When over a billion dollars are poured into an election where just over 100 million people vote, there is certainly some money being spent to sway those voting decisions. Now consider the fact that 2/3 of those voters won’t switch from one party to another in a matter of weeks, a lot of money is going into changing a relatively small number of votes.
Fox Business’ John Stossel had a segment about the use of analytics to target the individuals who are most likely to get you elected. It should be no surprise that Ted Cruz used this data collection to get a win in Iowa this week. There were ham-handed tactics like voter reports where you (and others) see how often you actually voted instead of staying home. At the same time, there were people on the ground who knocked on doors, but only the ones a phone app told them were good prospects to vote for Cruz.
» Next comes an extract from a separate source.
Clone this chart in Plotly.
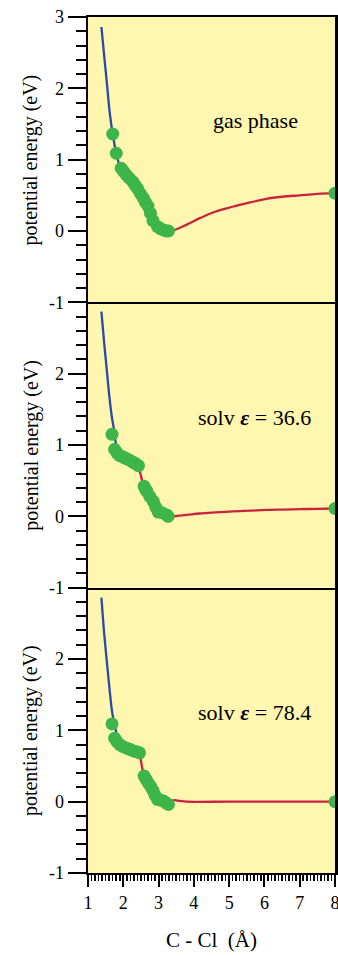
import plotly.graph_objects as go

# ---------------- data ----------------
# gas phase
gas_blue_x = [1.38, 1.46, 1.54, 1.62, 1.70, 1.80, 1.90]
gas_blue_y = [2.86, 2.45, 2.05, 1.64, 1.36, 1.09, 0.90]
gas_red_x = [3.28, 3.42, 3.80, 4.17, 4.60, 5.10, 5.60, 6.05, 6.50, 7.00, 7.50, 8.00]
gas_red_y = [0.00, 0.01, 0.09, 0.18, 0.27, 0.34, 0.40, 0.45, 0.48, 0.50, 0.52, 0.53]
gas_pts_x = [1.70, 1.80, 1.94, 2.00, 2.08, 2.17, 2.27, 2.34, 2.41, 2.49, 2.57, 2.63, 2.70,
             2.77, 2.84, 2.97, 3.06, 3.14, 3.22, 3.28, 8.00]
gas_pts_y = [1.36, 1.09, 0.88, 0.84, 0.79, 0.74, 0.69, 0.64, 0.59, 0.52, 0.46, 0.40, 0.35,
             0.25, 0.145, 0.06, 0.03, 0.014, 0.00, 0.00, 0.53]

# solvent eps = 36.6
s36_blue_x = [1.38, 1.46, 1.54, 1.61, 1.68, 1.73, 1.78, 1.85]
s36_blue_y = [2.87, 2.42, 2.01, 1.66, 1.38, 1.24, 1.05, 0.90]
s36_red_x = [2.43, 2.51, 2.59, 2.70, 2.84, 2.97, 3.10, 3.27, 3.42, 3.80, 4.17, 4.60, 5.10,
             5.60, 6.05, 6.50, 7.00, 7.50, 8.00]
s36_red_y = [0.71, 0.55, 0.40, 0.31, 0.21, 0.07, 0.03, 0.00, 0.00, 0.02, 0.04, 0.055, 0.07,
             0.08, 0.09, 0.095, 0.10, 0.105, 0.11]
s36_pts_x = [1.68, 1.755, 1.82, 1.90, 2.00, 2.08, 2.17, 2.27, 2.35, 2.43, 2.59, 2.63, 2.67,
             2.75, 2.85, 2.92, 2.99, 3.10, 3.23, 3.27, 8.00]
s36_pts_y = [1.15, 0.94, 0.89, 0.85, 0.83, 0.81, 0.79, 0.76, 0.74, 0.71, 0.42, 0.38, 0.35,
             0.28, 0.21, 0.13, 0.06, 0.05, 0.02, 0.00, 0.11]

# solvent eps = 78.4
s78_blue_x = [1.38, 1.46, 1.54, 1.61, 1.68, 1.73, 1.78, 1.85]
s78_blue_y = [2.86, 2.35, 1.93, 1.58, 1.27, 1.13, 1.02, 0.85]
s78_red_x = [2.46, 2.52, 2.59, 2.71, 2.84, 2.97, 3.14, 3.28, 3.42, 3.60, 3.80, 5.00, 6.00,
             7.00, 8.00]
s78_red_y = [0.685, 0.52, 0.36, 0.26, 0.16, 0.03, 0.01, -0.04, 0.02, 0.01, 0.00, 0.00, 0.00,
             0.00, 0.00]
s78_pts_x = [1.68, 1.755, 1.82, 1.90, 2.00, 2.10, 2.20, 2.29, 2.38, 2.46, 2.59, 2.65, 2.71,
             2.78, 2.84, 2.90, 2.97, 3.06, 3.14, 3.22, 3.28, 8.00]
s78_pts_y = [1.09, 0.89, 0.84, 0.80, 0.77, 0.75, 0.73, 0.71, 0.70, 0.685, 0.36, 0.31, 0.26,
             0.21, 0.16, 0.09, 0.03, 0.02, 0.01, -0.02, -0.04, 0.00]

panel_labels = ["gas phase", "solv <b><i>ε</i></b> = 36.6", "solv <b><i>ε</i></b> = 78.4"]
label_pos = [(5.75, 1.55), (5.72, 1.39), (5.72, 1.25)]
y_title = "potential energy (eV)"
x_title = "C - Cl  (Å)"

x_ticks = [1, 2, 3, 4, 5, 6, 7, 8]
y_ticks_top = [-1, 0, 1, 2, 3]
y_ticks_lower = [-1, 0, 1, 2]

# ---------------- style ----------------
BLUE = "#2a4aa8"
RED = "#c8243e"
GREEN = "#3db54a"
FILL = "#fff6b0"
FONT = "Liberation Serif"

panels = [
    (gas_blue_x, gas_blue_y, gas_red_x, gas_red_y, gas_pts_x, gas_pts_y),
    (s36_blue_x, s36_blue_y, s36_red_x, s36_red_y, s36_pts_x, s36_pts_y),
    (s78_blue_x, s78_blue_y, s78_red_x, s78_red_y, s78_pts_x, s78_pts_y),
]

fig = go.Figure()

W, H = 338, 956
ml, mr, mt, mb = 87.5, 2.5, 17, 83
pw = W - ml - mr
tot = H - mt - mb
ph = tot / 3.0

for i, (bx, by, rx, ry, px, py) in enumerate(panels):
    xa = "x" if i == 0 else f"x{i+1}"
    ya = "y" if i == 0 else f"y{i+1}"
    fig.add_trace(go.Scatter(x=bx, y=by, mode="lines", line=dict(color=BLUE, width=2.3, shape="spline"),
                             xaxis=xa, yaxis=ya, showlegend=False, hoverinfo="skip"))
    fig.add_trace(go.Scatter(x=rx, y=ry, mode="lines", line=dict(color=RED, width=2.3, shape="spline"),
                             xaxis=xa, yaxis=ya, showlegend=False, hoverinfo="skip"))
    fig.add_trace(go.Scatter(x=px, y=py, mode="markers", marker=dict(color=GREEN, size=13, line=dict(width=0)),
                             xaxis=xa, yaxis=ya, showlegend=False, cliponaxis=False))
    ax, ay = label_pos[i]
    fig.add_annotation(x=ax, y=ay, xref=xa, yref=ya, text=panel_labels[i], showarrow=False,
                       font=dict(family=FONT, size=22, color="black"))
    cy = 1 - (i * ph + ph / 2) / tot
    fig.add_annotation(x=(30 - ml) / pw, y=cy, xref="paper", yref="paper", text=y_title,
                       textangle=-90, showarrow=False, xanchor="center", yanchor="middle",
                       font=dict(family=FONT, size=20, color="black"))

fig.add_annotation(x=0.5, y=-(940 - 873) / tot, xref="paper", yref="paper", text=x_title,
                   showarrow=False, xanchor="center", yanchor="middle",
                   font=dict(family=FONT, size=21, color="black"))

layout = {}
for i in range(3):
    xk = "xaxis" if i == 0 else f"xaxis{i+1}"
    yk = "yaxis" if i == 0 else f"yaxis{i+1}"
    d1 = 1 - (i * ph) / tot
    d0 = 1 - ((i + 1) * ph) / tot
    ya_name = "y" if i == 0 else f"y{i+1}"
    bottom = (i == 2)
    xdict = dict(domain=[0, 1], anchor=ya_name, range=[1, 8], showline=True, mirror=(i == 0),
                 linecolor="black", linewidth=2, showgrid=False, zeroline=False,
                 tickvals=x_ticks, ticktext=[str(v) for v in x_ticks],
                 showticklabels=bottom, ticks="outside" if bottom else "",
                 ticklen=12, tickwidth=2, tickcolor="black", automargin=False,
                 ticklabeloverflow="allow",
                 tickfont=dict(family=FONT, size=18, color="black"))
    if bottom:
        xdict["minor"] = dict(dtick=0.1, tick0=1, ticks="outside", ticklen=6, tickwidth=1.5, tickcolor="black")
    if i > 0:
        xdict["matches"] = "x"
    layout[xk] = xdict
    yt = y_ticks_top if i == 0 else y_ticks_lower
    layout[yk] = dict(domain=[d0, d1], anchor="x" if i == 0 else f"x{i+1}", range=[-1, 3],
                      showline=True, mirror=True, linecolor="black", linewidth=2.5,
                      showgrid=False, zeroline=False, automargin=False,
                      ticklabeloverflow="allow",
                      tickvals=yt, ticktext=[str(v) for v in yt],
                      ticks="outside", ticklen=18, tickwidth=2, tickcolor="black",
                      minor=dict(dtick=0.2, tick0=-1, ticks="outside", ticklen=10, tickwidth=2, tickcolor="black"),
                      tickfont=dict(family=FONT, size=18, color="black"))

fig.update_layout(**layout)
fig.update_layout(width=W, height=H, margin=dict(l=ml, r=mr, t=mt, b=mb, autoexpand=False),
                  paper_bgcolor="white", plot_bgcolor=FILL, showlegend=False)

fig.write_html("out.html", config={"displayModeBar": False, "staticPlot": True},
               post_script="document.body.style.margin='0';document.body.style.padding='0';"
                           "document.documentElement.style.overflow='hidden';")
2012 was a big year for analytics. It was how the Obama campaign knew who didn’t early vote and therefore who to call and contact incessantly until they did. The Romney campaign purchased products and data based on analytics, then chose either not to use them or use them badly. The ORCA scandal was not a fluke, it was the culmination of a campaign that spent money on technology and tactics they didn’t trust and never bothered to understand.
I’ve written extensively about the logistical advantages the Democrats have. Population density is the top indicator of party preference. They can literally drive a bus through an urban area and fill it in 10 minutes with voters en route to a polling place. Republicans have to work with larger ground to cover. Some guy with his own jet isn’t going to fix that.